The corning process takes 5 days so plan ahead for when you intend to cook and serve the beef. Corning for longer than a week can make your beef excessively salty; if you decide to corn for more than 5 days, I recommend that you change the cooking water two hours into the process and continue with a pot of fresh, simmering water so to help remove as much of the salt as possible.
1/2 cup kosher salt
1 tablespoon black peppercorns, crushed into big pieces (use a spice grinder or crush with the bottom of a heavy fry pan)
1/8 teaspoon freshly ground black pepper
3/4 teaspoon ground allspice
1 tablespoon dried or fresh thyme leaves
1/2 teaspoon hot paprika
2 bay leaves, crumbled
1/2 center cut fresh beef brisket, about 2 to 4 pounds, trimmed of excess fat but with a thin layer of fat left on the meat; rinse and patted dry with paper towels
- In a small bowl combine the salt, peppercorns, ground pepper, allspice, thyme, paprika and crumbled bay leaves.
- With a sharp serving fork or the tip of a skewer, pierce the surface of the brisket about 25 to 30 times on both sides. This will help the salt rub penetrate the meat.
- Place the brisket inside a large plastic bag that can be tightly sealed; a one gallon zipper-lock bag is perfect. Reaching through the opening, add all of the salt mixture and use your hands to rub it on all surfaces of the brisket.
- Seal the plastic bag, pressing out any air as you do, and place it in a shallow baking pan or small sheet pan. Place on top of it one or two other baking dishes or other heavy objects like cans of tomatoes, thus weighing it down.
- Refrigerate 5 days, turning the brisket, still in its sealed bag, over once a day. Within the first day you'll see how the salt will pull liquid out of the beef, creating its own marinade liquid.
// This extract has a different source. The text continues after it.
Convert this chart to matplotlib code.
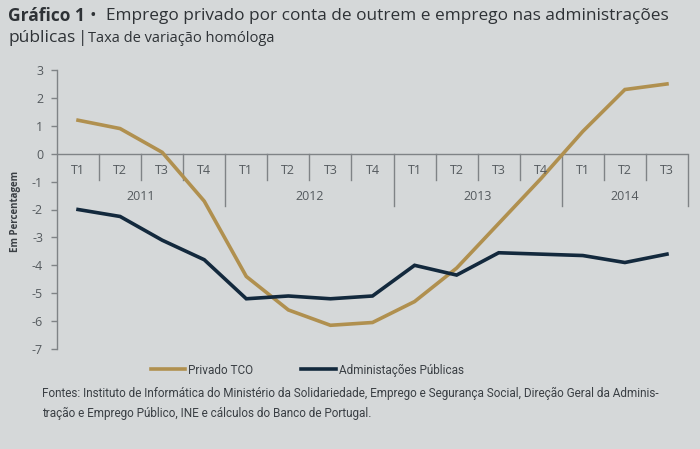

If you let it cure for more than a week, the beef will not be spoiled but it may become excessively salty so try to not marinade for more than 7 days.
- When you're ready to cook the brisket, remove it from the refrigerator. Take it out of its plastic bag and rinse it completely.
- Place the brisket in a large pot, fill the pot with cool water so to cover the beef by about an inch, and bring to a boil. Scum is likely to come to the surface and this should be skimmed off with a slotted spoon or mesh spider. Once the scum seems to have been completely removed (this can take 4 or 5 minutes), cover the pan, reduce to a simmer and cook for 2 to 3 hours or until the meat is completely tender and can be easily pierced with a skewer.
- Drain completely and cut in thin 1/2-inch slices, cutting across the grain.
- Serve with steamed potatoes, roasted Brussels sprouts and buttered carrots, plus pass a bowl of sour cream horseradish sauce.
Certainly if you think corned beef can't be eaten without boiled or steamed or sautéed cabbage, you should add your favorite version of this winter vegetable. But I prefer vegetables that add contrasting flavor and color to the brown, boiled beef and so instead recommend steamed red bliss potatoes (leave on a little skin to add color), baby Brussels sprouts -- or larger ones cut in half -- that have been roasted with a little olive oil until they caramelize and have the fragrance of popcorn, and thick pieces of orange carrots, steamed and lightly buttered. If there are leftovers, corned beef makes a splendid sandwich, piled high on a bulky roll with a spread of coarse mustard, or it can be combined with a dice of potatoes and onions into a fantastic corned beef hash.
I also love corned beef with a Sour Cream Horseradish Sauce made with shredded onion. This sauce has more personality than a classic cream and horseradish Sauce Raifort that is often served with roast beef, and thus can stand up to corned beef's aggressive taste. We've added a link to our recipe.
As my Dad used to say -- "Happy St. Patrick's Day to the Irish. And to everyone who wishes they were."